_What needs to be done_
Reproduce exactly the lines below, from the first one through the line containing "const yTicks = [1, 2, 3];", and omit any pictures.

_Supplied data_
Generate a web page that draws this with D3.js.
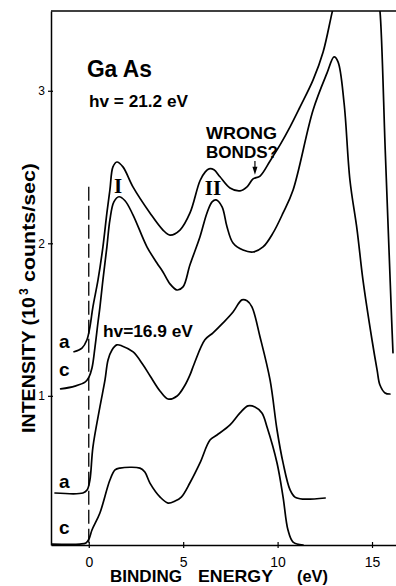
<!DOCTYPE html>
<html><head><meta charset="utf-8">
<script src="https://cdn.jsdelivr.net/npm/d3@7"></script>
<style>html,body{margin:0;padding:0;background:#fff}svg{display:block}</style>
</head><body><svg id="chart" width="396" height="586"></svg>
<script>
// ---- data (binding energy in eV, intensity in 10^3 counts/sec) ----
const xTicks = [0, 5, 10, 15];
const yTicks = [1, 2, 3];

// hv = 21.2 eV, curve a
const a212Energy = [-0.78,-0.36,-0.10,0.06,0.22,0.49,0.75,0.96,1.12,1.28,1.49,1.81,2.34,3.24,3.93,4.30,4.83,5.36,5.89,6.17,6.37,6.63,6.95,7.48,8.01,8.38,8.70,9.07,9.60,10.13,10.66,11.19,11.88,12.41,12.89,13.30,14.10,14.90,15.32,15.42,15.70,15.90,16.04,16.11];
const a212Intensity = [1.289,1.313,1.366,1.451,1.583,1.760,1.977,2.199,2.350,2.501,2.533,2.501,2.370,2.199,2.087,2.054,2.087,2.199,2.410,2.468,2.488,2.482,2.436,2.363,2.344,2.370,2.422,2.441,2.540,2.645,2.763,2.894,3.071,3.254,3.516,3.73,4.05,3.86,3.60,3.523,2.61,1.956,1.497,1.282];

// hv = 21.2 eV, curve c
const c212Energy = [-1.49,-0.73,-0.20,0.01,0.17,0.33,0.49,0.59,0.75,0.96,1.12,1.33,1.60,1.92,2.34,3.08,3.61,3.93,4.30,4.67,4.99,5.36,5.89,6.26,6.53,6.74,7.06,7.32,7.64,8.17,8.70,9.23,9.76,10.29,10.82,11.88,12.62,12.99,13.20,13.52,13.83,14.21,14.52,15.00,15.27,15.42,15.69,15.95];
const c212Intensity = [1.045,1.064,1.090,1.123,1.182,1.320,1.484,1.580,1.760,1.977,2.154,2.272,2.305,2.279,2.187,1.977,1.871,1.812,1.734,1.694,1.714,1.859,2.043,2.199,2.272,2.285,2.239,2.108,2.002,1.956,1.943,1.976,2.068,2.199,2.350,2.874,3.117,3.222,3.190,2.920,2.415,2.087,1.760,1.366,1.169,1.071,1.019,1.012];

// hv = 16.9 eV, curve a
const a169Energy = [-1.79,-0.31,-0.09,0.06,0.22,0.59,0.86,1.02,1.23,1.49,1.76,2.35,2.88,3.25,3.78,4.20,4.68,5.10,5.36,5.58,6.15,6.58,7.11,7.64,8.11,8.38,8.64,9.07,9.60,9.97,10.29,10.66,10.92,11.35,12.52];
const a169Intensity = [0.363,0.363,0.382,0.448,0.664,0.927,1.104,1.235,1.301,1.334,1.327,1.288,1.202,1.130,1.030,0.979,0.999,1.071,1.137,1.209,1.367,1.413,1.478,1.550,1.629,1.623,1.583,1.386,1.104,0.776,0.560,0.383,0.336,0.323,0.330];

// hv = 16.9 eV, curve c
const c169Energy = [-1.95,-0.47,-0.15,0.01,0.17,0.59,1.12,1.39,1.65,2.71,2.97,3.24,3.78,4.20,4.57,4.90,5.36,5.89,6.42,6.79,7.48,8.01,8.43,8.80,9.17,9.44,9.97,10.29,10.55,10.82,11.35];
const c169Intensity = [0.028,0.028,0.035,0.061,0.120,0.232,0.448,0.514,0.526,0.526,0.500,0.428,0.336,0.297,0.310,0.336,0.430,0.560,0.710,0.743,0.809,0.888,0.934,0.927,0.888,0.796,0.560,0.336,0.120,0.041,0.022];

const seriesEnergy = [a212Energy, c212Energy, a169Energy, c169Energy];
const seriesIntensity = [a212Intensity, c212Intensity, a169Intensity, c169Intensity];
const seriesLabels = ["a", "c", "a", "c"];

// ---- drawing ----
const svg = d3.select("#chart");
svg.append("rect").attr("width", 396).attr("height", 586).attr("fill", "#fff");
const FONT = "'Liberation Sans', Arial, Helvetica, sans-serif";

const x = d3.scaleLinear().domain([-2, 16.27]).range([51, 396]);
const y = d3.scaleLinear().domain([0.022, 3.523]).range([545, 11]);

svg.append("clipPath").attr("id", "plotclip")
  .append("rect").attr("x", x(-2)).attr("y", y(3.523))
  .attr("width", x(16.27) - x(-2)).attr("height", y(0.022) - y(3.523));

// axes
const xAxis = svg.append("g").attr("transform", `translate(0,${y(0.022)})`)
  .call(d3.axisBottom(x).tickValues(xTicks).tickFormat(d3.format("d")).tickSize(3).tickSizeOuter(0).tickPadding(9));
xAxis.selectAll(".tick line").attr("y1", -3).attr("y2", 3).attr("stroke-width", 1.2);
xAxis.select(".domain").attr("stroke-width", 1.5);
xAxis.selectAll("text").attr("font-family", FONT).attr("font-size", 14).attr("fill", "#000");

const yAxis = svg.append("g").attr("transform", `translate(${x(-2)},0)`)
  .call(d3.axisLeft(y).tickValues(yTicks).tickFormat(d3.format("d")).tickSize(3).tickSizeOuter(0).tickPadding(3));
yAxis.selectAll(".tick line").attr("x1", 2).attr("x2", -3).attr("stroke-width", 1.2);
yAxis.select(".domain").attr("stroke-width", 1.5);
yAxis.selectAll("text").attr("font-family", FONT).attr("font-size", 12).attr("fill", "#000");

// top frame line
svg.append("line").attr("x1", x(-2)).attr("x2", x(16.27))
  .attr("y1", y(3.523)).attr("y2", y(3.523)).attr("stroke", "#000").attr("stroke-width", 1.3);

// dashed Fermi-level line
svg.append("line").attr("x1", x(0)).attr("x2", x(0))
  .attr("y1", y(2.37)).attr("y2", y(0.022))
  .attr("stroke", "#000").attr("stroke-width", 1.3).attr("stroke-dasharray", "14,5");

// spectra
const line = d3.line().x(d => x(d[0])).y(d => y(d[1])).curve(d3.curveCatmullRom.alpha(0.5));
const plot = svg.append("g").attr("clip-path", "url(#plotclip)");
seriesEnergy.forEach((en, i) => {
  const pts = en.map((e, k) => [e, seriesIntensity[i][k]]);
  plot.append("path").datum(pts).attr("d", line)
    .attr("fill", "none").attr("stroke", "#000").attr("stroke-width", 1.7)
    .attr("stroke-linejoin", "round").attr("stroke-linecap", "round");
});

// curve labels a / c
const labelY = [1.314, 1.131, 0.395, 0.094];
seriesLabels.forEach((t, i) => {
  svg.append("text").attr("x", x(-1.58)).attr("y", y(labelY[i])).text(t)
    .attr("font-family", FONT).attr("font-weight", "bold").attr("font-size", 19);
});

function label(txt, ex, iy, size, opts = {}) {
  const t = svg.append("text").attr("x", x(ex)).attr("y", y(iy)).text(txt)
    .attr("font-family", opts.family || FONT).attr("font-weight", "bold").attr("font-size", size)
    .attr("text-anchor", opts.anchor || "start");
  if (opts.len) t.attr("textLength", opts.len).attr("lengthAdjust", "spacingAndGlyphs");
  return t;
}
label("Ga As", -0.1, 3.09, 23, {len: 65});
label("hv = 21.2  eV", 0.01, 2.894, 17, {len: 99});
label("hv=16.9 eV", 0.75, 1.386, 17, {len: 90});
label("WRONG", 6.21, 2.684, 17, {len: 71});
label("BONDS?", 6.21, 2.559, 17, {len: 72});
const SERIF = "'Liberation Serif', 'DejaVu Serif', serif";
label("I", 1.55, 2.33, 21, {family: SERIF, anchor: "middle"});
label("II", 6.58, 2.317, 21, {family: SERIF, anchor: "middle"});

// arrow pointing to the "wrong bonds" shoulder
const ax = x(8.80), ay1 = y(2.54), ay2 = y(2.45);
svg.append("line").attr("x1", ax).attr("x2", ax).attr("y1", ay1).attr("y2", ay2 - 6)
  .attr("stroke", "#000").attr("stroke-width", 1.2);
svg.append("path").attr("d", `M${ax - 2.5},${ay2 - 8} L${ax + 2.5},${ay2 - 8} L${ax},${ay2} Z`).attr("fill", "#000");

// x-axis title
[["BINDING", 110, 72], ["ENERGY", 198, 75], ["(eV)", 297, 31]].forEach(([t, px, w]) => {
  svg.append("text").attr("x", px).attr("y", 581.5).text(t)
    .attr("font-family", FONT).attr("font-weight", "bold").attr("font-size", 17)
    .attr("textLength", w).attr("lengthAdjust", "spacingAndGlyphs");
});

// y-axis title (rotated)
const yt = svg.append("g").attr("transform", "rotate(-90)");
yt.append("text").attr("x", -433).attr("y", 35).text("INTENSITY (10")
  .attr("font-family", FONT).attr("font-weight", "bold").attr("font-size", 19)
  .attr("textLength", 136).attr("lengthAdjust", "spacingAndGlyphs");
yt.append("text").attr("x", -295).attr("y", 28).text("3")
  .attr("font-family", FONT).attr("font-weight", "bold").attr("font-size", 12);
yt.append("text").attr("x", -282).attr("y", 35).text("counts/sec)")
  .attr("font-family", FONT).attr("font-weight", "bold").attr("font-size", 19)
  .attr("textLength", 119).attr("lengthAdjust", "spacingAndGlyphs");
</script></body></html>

_The response_
Generate a web page that draws this with D3.js.
<!DOCTYPE html>
<html><head><meta charset="utf-8">
<script src="https://cdn.jsdelivr.net/npm/d3@7"></script>
<style>html,body{margin:0;padding:0;background:#fff}svg{display:block}</style>
</head><body><svg id="chart" width="396" height="586"></svg>
<script>
// ---- data (binding energy in eV, intensity in 10^3 counts/sec) ----
const xTicks = [0, 5, 10, 15];
const yTicks = [1, 2, 3];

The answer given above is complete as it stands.